Various people have asked me, and I wrote about this before in several articles but as part of a longer article which makes it difficult to find. When specifying the restart priority or restart dependency you can specify when the next batch of VMs should be powered on. Is that when the VMs are powered on when they are scheduled for being powered on, when VMware Tools reports them as running or when the application heartbeat reports itself?
In most cases, customers appear to go for either “powered on” or “VMware Tools” heartbeat. But what happens when one of the VMs in the batch is not successfully restarted? Well HA waits… For how long? Well that depends:
In the UI you can specify how long HA needs to wait by using the option called “VM Dependency Restart Condition Timeout”. This is the time-out in seconds used when one (or multiple VMs) can’t be restarted. So we initiate the restart of the group, and we will start the next batch when the first is successfully restart or when the time-out has been exceeded. By default, the time-out is 600 seconds, and you can override this in the UI.

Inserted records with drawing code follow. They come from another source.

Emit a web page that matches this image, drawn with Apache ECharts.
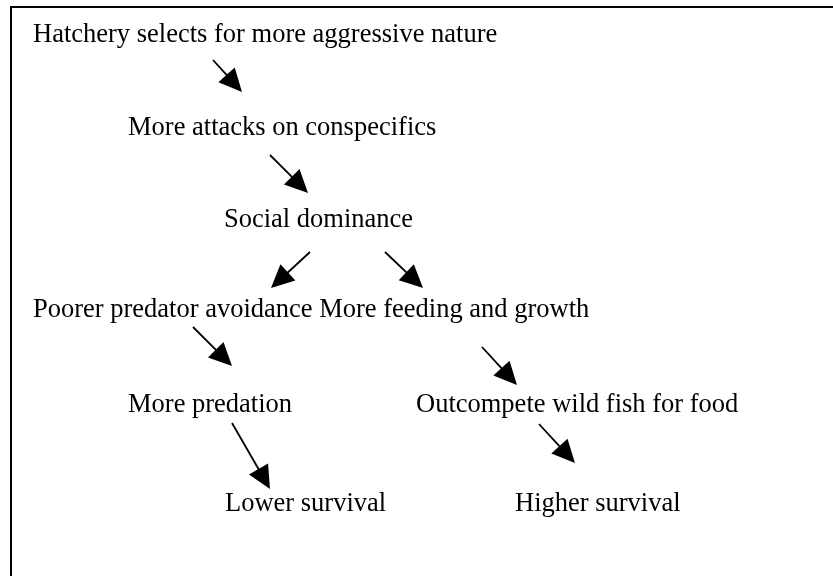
<!DOCTYPE html>
<html>
<head>
<meta charset="utf-8">
<script src="https://cdn.jsdelivr.net/npm/echarts@6/dist/echarts.min.js"></script>
<style>
html,body{margin:0;padding:0;background:#fff;}
#main{width:833px;height:576px;}
</style>
</head>
<body>
<div id="main"></div>
<script>
// Diagram text boxes (diagram units = pixels of the original page)
const labels = [
  "Hatchery selects for more aggressive nature",
  "More attacks on conspecifics",
  "Social dominance",
  "Poorer predator avoidance More feeding and growth",
  "More predation",
  "Outcompete wild fish for food",
  "Lower survival",
  "Higher survival"
];
const labelX = [33, 128, 224, 33, 128, 416, 225, 515];
const labelY = [35, 128, 220, 310, 405, 405, 504, 504];

// Arrows: start and tip
const arrowFromX = [213, 270, 310, 385, 193, 482, 232, 539];
const arrowFromY = [60, 155, 252, 252, 327, 347, 423, 424];
const arrowToX   = [242, 308, 271, 423, 232, 517, 270, 575];
const arrowToY   = [92, 193, 288, 288, 366, 385, 489, 463];

const textData = labels.map((t, i) => [labelX[i], labelY[i], t]);
const arrowData = arrowFromX.map((x, i) => [x, arrowFromY[i], arrowToX[i], arrowToY[i]]);

const chart = echarts.init(document.getElementById('main'), null, {renderer: 'canvas'});
const FONT = '"Liberation Serif", "Times New Roman", serif';

chart.setOption({
  backgroundColor: '#ffffff',
  animation: false,
  grid: {left: 0, top: 0, width: 833, height: 576, show: false},
  xAxis: {type: 'value', min: 0, max: 833, show: false},
  yAxis: {type: 'value', min: 0, max: 576, inverse: true, show: false},
  graphic: [{
    type: 'polyline',
    shape: {points: [[11, 580], [11, 7], [840, 7]]},
    style: {stroke: '#000', lineWidth: 2, fill: null}
  }],
  series: [
    {
      type: 'custom',
      coordinateSystem: 'cartesian2d',
      data: arrowData,
      renderItem: function (params, api) {
        const p0 = api.coord([api.value(0), api.value(1)]);
        const p1 = api.coord([api.value(2), api.value(3)]);
        const dx = p1[0] - p0[0], dy = p1[1] - p0[1];
        const len = Math.sqrt(dx * dx + dy * dy);
        const ux = dx / len, uy = dy / len;
        const headLen = 23, headW = 11;
        const bx = p1[0] - ux * headLen, by = p1[1] - uy * headLen;
        const nx = -uy, ny = ux;
        return {
          type: 'group',
          children: [
            {type: 'line', shape: {x1: p0[0], y1: p0[1], x2: bx + ux * 2, y2: by + uy * 2},
             style: {stroke: '#000', lineWidth: 1.8}},
            {type: 'polygon', shape: {points: [[p1[0], p1[1]], [bx + nx * headW, by + ny * headW], [bx - nx * headW, by - ny * headW]]},
             style: {fill: '#000'}}
          ]
        };
      }
    },
    {
      type: 'custom',
      coordinateSystem: 'cartesian2d',
      data: textData,
      renderItem: function (params, api) {
        const p = api.coord([api.value(0), api.value(1)]);
        return {
          type: 'text',
          x: p[0], y: p[1],
          style: {
            text: textData[params.dataIndex][2],
            fill: '#000',
            font: '26.5px ' + FONT,
            align: 'left',
            verticalAlign: 'middle'
          }
        };
      }
    }
  ]
});
</script>
</body>
</html>
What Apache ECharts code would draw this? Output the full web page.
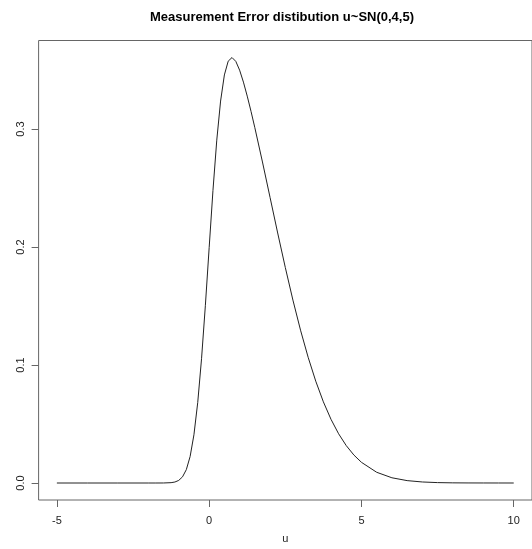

What is confusing about this setting is the name, it states “VM Dependency Restart Condition Timeout”. So does this time-out apply to “Restarts Priority” or does it apply to “Restart Dependency” or maybe both? The answer is simple, this only applies to “Restart Priority”. Restart Dependency is a rule, a hard rule, a must rule, which means there’s no time-out. We wait until all VMs are restarted when you use restart dependency. Yes, the UI is confusing as the option mentions “dependency” where it should really talk about “priority”. I have reported this to engineering and PM, and hopefully it will be fixed in one of the upcoming releases.